O Roskilde de toda a gente
O Roskilde de toda a gente é um óptimo reflexo da hipocrisia Dinamarquesa. A Dinamarca, apesar de ter um maravilhoso sistema de segurança social e parecer um paraíso para pessoas como eu, que vêm de países menos desenvolvidos, também tem as suas incongruências. E uma boa parte delas é levada ao extremo em Roskilde.
À primeira vista, a ideia de que a Dinamarca é um paraíso parece espelhada na forma como o festival está organizado. Há chuveiros de água quente, papel higiénico e sabonete para todos os campistas, casas-de-banho ajeitadas e com autoclismo no recinto do festival, muita segurança, os concertos começam invariavelmente a horas, a quantidade de luzes em cada palco impressiona, e os preços de comida, bebida e demais bens à venda no recinto é semelhante ao preço das mesmas coisas em Copenhaga. Além disso, existem, no recinto do festival, áreas temáticas, que querem chamar a atenção para causas sociais e outras, na tentativa de fazer deste festival um evento com moral. Uma dessas áreas chama-se "zona da sustentabilidade." Aqui, os copos usados nos bares são reutilizáveis e o reenchimento do mesmo sai mais barato do que a compra de um novo, fala-se de poupança de energia e de como Roskilde é um festival "verde e sustentável."
Na Dinamarca, como numa série de outros países, garrafas de plástico e vidro e latas devolvem-se nas lojas em troca do dinheiro da tara. Uma das consequências deste tipo de sistema é a existência de "coleccionadores de latas." Estas são pessoas que andam pela cidade ou pela área de um certo evento, a coleccionar as latas e garrafas daqueles que não querem guardar o recipiente vazio para devolver na loja. Fazem desta maneira, segundo dizem, muito dinheiro, apesar de trabalharem muitas horas. É uma profissão que não é reconhecida e que ocupa muitos emigrantes ilegais na Dinamarca. Em Roskilde há uma legião. Compram o bilhete do festival, acampam, e coleccionam milahres e milhares de latas e garrafas durante o evento. Uma boa parte dos coleccionadores de latas em Roskilde são ciganos verdadeiramente nómadas que vêm à Dinamarca só mesmo para fazer dinheiro assim durante Roskilde. Depois voltam a por-se à estrada. Há quem diga que eles andam de festival em festival, na Europa Central e do Norte, a fazer dinheiro assim. Graças a estas pessoas, a reciclagem de boa parte desses desperdícios é assegurada. E poucos contribuem tanto para um Roskilde "verde" como eles contribuem.

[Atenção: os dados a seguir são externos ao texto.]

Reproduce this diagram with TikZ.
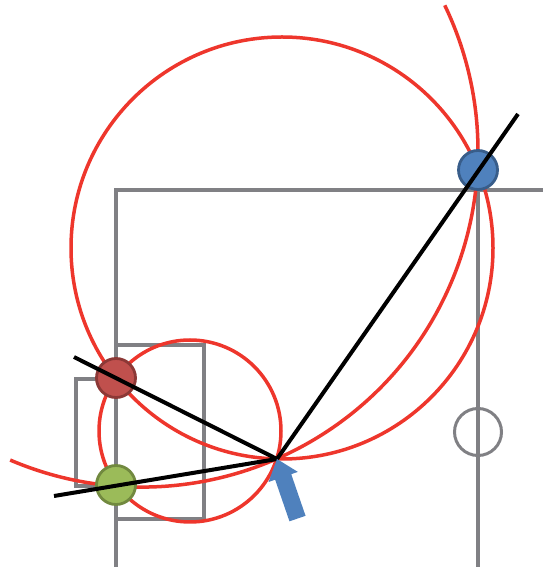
\documentclass[tikz,border=0pt]{standalone}
\usepackage{tikz}

\definecolor{orbitred}{RGB}{238,54,44}
\definecolor{wallgray}{RGB}{128,128,132}
\definecolor{dotred}{RGB}{192,80,77}
\definecolor{dotredline}{RGB}{140,56,54}
\definecolor{dotgreen}{RGB}{155,187,89}
\definecolor{dotgreenline}{RGB}{113,137,63}
\definecolor{dotblue}{RGB}{79,129,189}
\definecolor{dotblueline}{RGB}{56,93,138}

\begin{document}
\begin{tikzpicture}[x=1pt, y=1pt,
  wall/.style={draw=wallgray, line width=4pt},
  orbit/.style={draw=orbitred, line width=3.5pt},
  dot/.style={draw, circle, line width=2.8pt, minimum size=39pt, inner sep=0pt},
  ring/.style={draw=wallgray, circle, line width=3pt, minimum size=47pt, inner sep=0pt},
  ray/.style={draw=black, line width=4pt}]
\useasboundingbox (0,0) rectangle (543,567);
\coordinate (focus) at (277,108);

% grey walls
\draw[wall] (116,0) -- (116,377) -- (543,377);
\draw[wall] (478,377) -- (478,0);
\draw[wall] (116,48) rectangle (204,222);
\draw[wall] (76,81) rectangle (116,188);
\node[ring] at (478,135) (empty) {};

% red circles
\draw[orbit] (282,319) circle (211pt);
\draw[orbit] (190,136) circle (91pt);
\draw[orbit] (142,416) ++(246.9:336pt) arc[start angle=246.9, end angle=385.7, radius=336pt];

% dots
\node[dot, fill=dotred, draw=dotredline] at (116,189) (upper) {};
\node[dot, fill=dotgreen, draw=dotgreenline] at (116,82) (lower) {};
\node[dot, fill=dotblue, draw=dotblueline] at (478,397) (far) {};

% black lines into the focus
\coordinate (endfar) at (518,453);
\coordinate (endupper) at (74,210);
\coordinate (endlower) at (54,71);
\draw[ray] (endfar) -- (focus);
\draw[ray] (endupper) -- (focus);
\draw[ray] (endlower) -- (focus);

% blue pointer
\begin{scope}[shift={(focus)}, rotate=109]
\fill[dotblue] (0,0) -- (-19,15.5) -- (-19,8.5) -- (-63,8.5) -- (-63,-8.5) -- (-19,-8.5) -- (-19,-15.5) -- cycle;
\end{scope}
\end{tikzpicture}
\end{document}
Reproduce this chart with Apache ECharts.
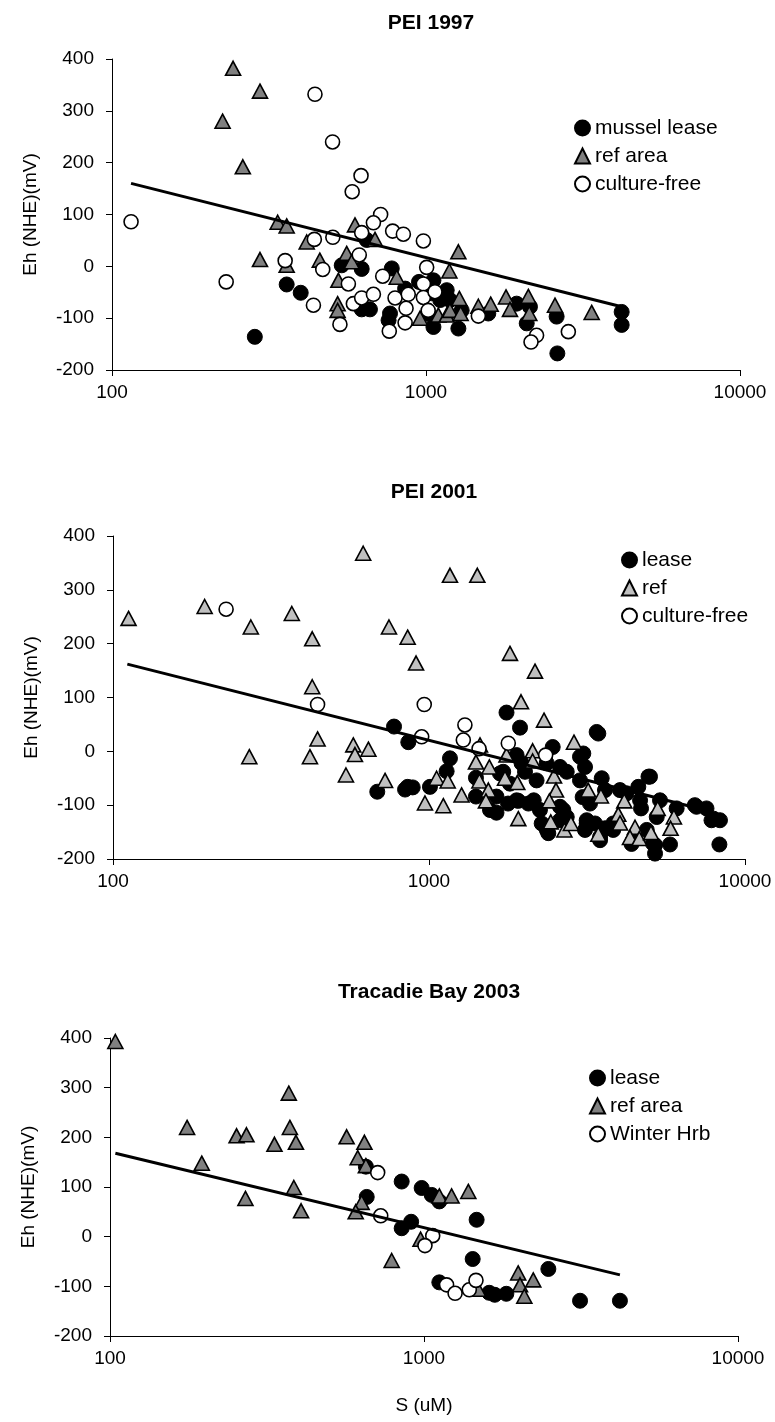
<!DOCTYPE html>
<html>
<head>
<meta charset="utf-8">
<script src="https://cdn.jsdelivr.net/npm/echarts@6/dist/echarts.min.js"></script>
<style>
html,body{margin:0;padding:0;background:#fff;}
#chart{width:775px;height:1422px;}
</style>
</head>
<body>
<div id="chart"></div>
<script>
// ---------- DATA ----------
const panelTitles = ['PEI 1997', 'PEI 2001', 'Tracadie Bay 2003'];
const yTicks = [-200, -100, 0, 100, 200, 300, 400];
const xTickLabels = ['100', '1000', '10000'];

// PEI 1997
const lease97 = [[285,-136],[360,-35],[399,-51],[539,2],[624,-5],[647,51],[778,-4],[624,-83],[663,-83],[768,-91],[760,-104],[858,-43],[950,-30],[1056,-27],[1164,-46],[1192,-65],[1056,-117],[1268,-120],[1299,-85],[1579,-91],[1944,-72],[2143,-78],[2093,-110],[2606,-97],[2620,-168],[4199,-88],[4199,-113],[1020,-92],[1042,-52],[1110,-65]];
const ref97 = [[243,382],[296,338],[225,280],[261,192],[337,85],[360,78],[417,47],[296,13],[360,2],[459,12],[594,80],[688,52],[559,25],[580,9],[526,-27],[523,-72],[523,-85],[807,-21],[957,-100],[1095,-94],[1164,-94],[1192,-85],[1268,28],[1187,-9],[1277,-62],[1289,-91],[1468,-77],[1607,-73],[1798,-59],[1851,-83],[2118,-58],[2133,-91],[2575,-75],[3370,-89]];
const culture97 = [[115,86],[231,-30],[443,332],[504,240],[621,175],[582,144],[717,100],[680,84],[624,65],[783,68],[847,62],[981,49],[441,52],[505,56],[356,11],[469,-6],[613,22],[566,-34],[438,-75],[532,-112],[728,-19],[587,-72],[624,-61],[680,-54],[797,-61],[878,-54],[864,-81],[858,-109],[764,-125],[1005,-2],[981,-34],[981,-60],[1068,-49],[1016,-85],[1468,-96],[2250,-133],[2160,-146],[2840,-126]];
const trend97 = [[115,160],[4200,-78]];

// PEI 2001
const lease01 = [[775,46],[860,17],[686,-75],[840,-71],[888,-67],[856,-66],[1007,-66],[1137,-37],[1165,-13],[1759,72],[1941,44],[1408,-49],[1408,-84],[1635,-114],[1717,-38],[1803,-60],[1779,-97],[1917,-92],[2063,-97],[1893,-7],[1963,-22],[2013,-38],[2190,-54],[2244,-109],[2273,-134],[2385,-152],[2463,8],[2357,-22],[2598,-29],[2728,-38],[2661,-109],[2598,-128],[3005,-10],[3117,-29],[3005,-54],[3064,-85],[3117,-146],[3434,33],[3078,-4],[3520,-50],[3605,-72],[3232,-97],[3155,-128],[3352,-134],[3605,-143],[3478,-159],[4022,-72],[4222,-78],[4596,-66],[5004,-47],[4688,-106],[5383,-91],[5256,-122],[6077,-106],[7023,-103],[7553,-106],[7834,-128],[8333,-128],[8298,-173],[5790,-173],[5191,-174],[5191,-190],[4375,-172],[3828,-146],[4655,-91],[4887,-146],[1560,-109],[1635,-84],[1677,-41],[1893,-91],[2145,-91],[2360,-146],[2598,-103],[2728,-122],[3155,-134],[3478,-165],[3828,-134],[4420,-165],[5111,-171],[3393,36],[4950,-47],[7953,-125],[6938,-100]];
const ref01 = [[112,247],[195,269],[273,231],[368,256],[427,209],[427,120],[444,23],[270,-10],[420,-10],[576,12],[583,-6],[643,4],[546,-44],[619,368],[747,231],[856,212],[910,164],[726,-54],[971,-96],[1057,-50],[1146,-55],[1110,-101],[1268,-81],[1408,-20],[1552,-29],[1444,-55],[1541,-72],[1514,-92],[1450,12],[1759,-7],[1740,-50],[1903,-58],[2128,1],[2128,-18],[1917,-125],[2487,-46],[2523,-72],[2404,-92],[2428,-131],[2682,-146],[2813,-134],[3190,-72],[1804,182],[2165,149],[1955,92],[2312,58],[2876,17],[3500,-83],[3434,-154],[4149,-92],[3972,-117],[4022,-133],[4487,-141],[4325,-160],[4630,-162],[5041,-151],[5292,-106],[5957,-122],[5815,-143],[1165,327],[1422,327]];
const culture01 = [[228,264],[444,87],[966,87],[948,27],[1299,49],[1284,21],[1440,5],[1782,15],[2340,-7]];
const trend01 = [[111,162],[6800,-103]];

// Tracadie Bay 2003
const lease03 = [[653,141],[657,80],[849,111],[983,98],[1058,84],[1119,71],[849,17],[910,30],[1471,34],[1429,-45],[1119,-92],[1613,-113],[1680,-117],[1829,-115],[2489,-65],[3140,-129],[4207,-129]];
const ref03 = [[104,393],[176,220],[196,148],[253,203],[272,205],[270,77],[334,186],[371,289],[374,220],[391,190],[385,99],[406,52],[567,201],[646,190],[615,159],[653,143],[633,69],[606,50],[789,-48],[975,-5],[1119,82],[1224,82],[1384,91],[1995,-73],[2228,-87],[2022,-97],[2087,-120],[1488,-106]];
const winter03 = [[712,129],[728,42],[1066,2],[1007,-18],[1180,-97],[1256,-114],[1394,-107],[1464,-88]];
const trend03 = [[104,168],[4207,-77]];

// ---------- CHART ----------
const FONT = "'Liberation Sans', Arial, sans-serif";
const grids = [
  {left:112, top:59,   width:628, height:311},
  {left:113, top:536,  width:632, height:323},
  {left:110, top:1038, width:628, height:298}
];
const titleTops = [8, 477, 977];
const legendPos = [{left:569, top:112}, {left:616, top:544}, {left:584, top:1062}];

function xAxisDef(i, withName){
  return {
    type:'log', logBase:10, min:100, max:10000, gridIndex:i,
    axisLine:{onZero:false, lineStyle:{color:'#000', width:1}},
    axisTick:{show:true, length:6, lineStyle:{color:'#000'}},
    splitLine:{show:false}, minorTick:{show:false},
    axisLabel:{color:'#000', fontFamily:FONT, fontSize:19, margin:13,
      formatter: v => xTickLabels[Math.round(Math.log10(v)) - 2] || ''},
    name: withName ? 'S (uM)' : '',
    nameLocation:'middle', nameGap:60,
    nameTextStyle:{color:'#000', fontFamily:FONT, fontSize:19}
  };
}
function yAxisDef(i){
  return {
    type:'value', min:yTicks[0], max:yTicks[yTicks.length-1], interval:100, gridIndex:i,
    axisLine:{show:true, onZero:false, lineStyle:{color:'#000', width:1}},
    axisTick:{show:true, length:6, lineStyle:{color:'#000'}},
    splitLine:{show:false},
    axisLabel:{color:'#000', fontFamily:FONT, fontSize:19, margin:18},
    name:'Eh (NHE)(mV)', nameLocation:'middle', nameGap:72,
    nameTextStyle:{color:'#000', fontFamily:FONT, fontSize:19}
  };
}
const blackStyle = {color:'#000', borderColor:'#000', borderWidth:1, opacity:1};
const whiteStyle = {color:'#fff', borderColor:'#000', borderWidth:1.6, opacity:1};
const triStyle = (c) => ({color:c, borderColor:'#000', borderWidth:1.6, opacity:1});

function sc(name, data, i, symbol, style, size){
  return {type:'scatter', name, data, xAxisIndex:i, yAxisIndex:i,
    symbol, symbolSize:size, itemStyle:style, emphasis:{disabled:true}, animation:false};
}
function line(data, i){
  return {type:'line', data, xAxisIndex:i, yAxisIndex:i, showSymbol:false, symbol:'none',
    lineStyle:{color:'#000', width:3}, z:5, animation:false, silent:true};
}

const series = [
  sc('mussel lease', lease97, 0, 'circle', blackStyle, 15),
  sc('ref area', ref97, 0, 'triangle', triStyle('#808080'), [15,14]),
  sc('culture-free', culture97, 0, 'circle', whiteStyle, 14),
  line(trend97, 0),
  sc('lease', lease01, 1, 'circle', blackStyle, 15),
  sc('ref', ref01, 1, 'triangle', triStyle('#c0c0c0'), [15,14]),
  sc('culture-free', culture01, 1, 'circle', whiteStyle, 14),
  line(trend01, 1),
  sc('lease', lease03, 2, 'circle', blackStyle, 15),
  sc('ref area', ref03, 2, 'triangle', triStyle('#808080'), [15,14]),
  sc('Winter Hrb', winter03, 2, 'circle', whiteStyle, 14),
  line(trend03, 2)
];

const legendNames = [
  [['mussel lease','circle'],['ref area','triangle'],['culture-free','circle']],
  [['lease','circle'],['ref','triangle'],['culture-free','circle']],
  [['lease','circle'],['ref area','triangle'],['Winter Hrb','circle']]
];

const option = {
  backgroundColor:'#fff',
  animation:false,
  title: panelTitles.map((t,i) => ({
    text:t, left: grids[i].left + grids[i].width/2, top:titleTops[i], textAlign:'center',
    textStyle:{color:'#000', fontFamily:FONT, fontSize:21, fontWeight:'bold'}
  })),
  legend: legendNames.map((items,i) => ({
    orient:'vertical', left:legendPos[i].left, top:legendPos[i].top,
    itemWidth:15, itemHeight:15, itemGap:6, selectedMode:false,
    textStyle:{color:'#000', fontFamily:FONT, fontSize:21, lineHeight:22},
    data: items.map(([n,ic]) => ({name:n, icon:ic}))
  })),
  grid: grids,
  xAxis: [xAxisDef(0,false), xAxisDef(1,false), xAxisDef(2,true)],
  yAxis: [yAxisDef(0), yAxisDef(1), yAxisDef(2)],
  series
};
const chart = echarts.init(document.getElementById('chart'), null, {renderer:'canvas'});
chart.setOption(option);
</script>
</body>
</html>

O discurso do festival sustentável é mais um discurso do que uma realidade, pelo menos pelo que se consegue ver. Em toda a área do festival não à contentores para lixos de tipos diferentes e o grande caixote do lixo é o chão. Centenas de voluntários têm como função, precisamente, juntar o lixo em cada palco depois de cada concerto. Mas o que mais choca, e a maior incongruência deste festival, não é a falta de contentores de lixo ou a não preocupação real coma reciclagem. A mior incongruência é a quantidade e tipo de desperdício. O que é de Roskilde fica em Roskilde. Isto significa deixar todo o tipo de coisas para trás, desde tendas e sacos-cama novos a comida e bebidas. Roskilde depois do festival é uma área onde parece ter acontecido o apocalipse. Tudo é lixo, tudo é deixado para trás. O desperdício é assustador. E nada é reciclado.
Depois de assistir a tal cenário, é dificil não achar hipócrita a preocupação com o ambiente tanto apregoada durante o festival.